Procurement: Sordid Sales With Strings


May 16, 2007: India has agreed to sell Myanmar (Burma) two more elderly BN-2 Defender reconnaissance aircraft. India delivered two of these aircraft to Myanmar last year. Technically, this was illegal, as Britain, which supplied the aircraft to India three decades ago, is supposed to have a veto over subsequent transfers of the British made, twin engine, aircraft. The BN-2 Islander is a three ton light transport aircraft developed in the 1960s. It's a very popular design, and a military version, the "Defender" was developed in 1970. India bought 18 of them in the 1970s, and used them for maritime reconnaissance. The ones delivered to Myanmar are stripped of all weapons, partly to appease the British. India also said Myanmar would only use the aircraft for air-sea search and rescue, not for supports the war against the tribes in northern Myanmar.

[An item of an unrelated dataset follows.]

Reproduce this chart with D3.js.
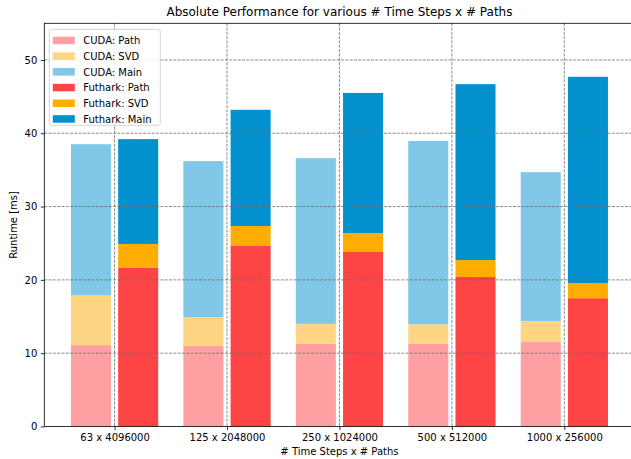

Earlier this year. India agreed to supply Myanmar with weapons and military equipment, as well as refurbishment of Myanmars aging warplanes (mainly MiG-21s). Myanmar has been ruled by a military dictatorship for over four decades, and has become something of an international pariah. India, however, shares a 1,500 kilometer border with Myanmar. That border is in an area where India has had problems with tribal separatists for decades. So supplying heavy weapons (mortars, rifles and machine-guns), a few helicopters and some repairs and upgrades to their MiG-21s, is a way to getting Myanmar to be more cooperative along the border. Some of the tribal rebel groups have established camps just across the border in Myanmar. A more cooperative Myanmar would shut down all those camps, and more aggressively patrol the area, to prevent the Indian tribals from setting up new ones. There has been some such cooperation in the past, and the new deal is apparently meant to encourage even more.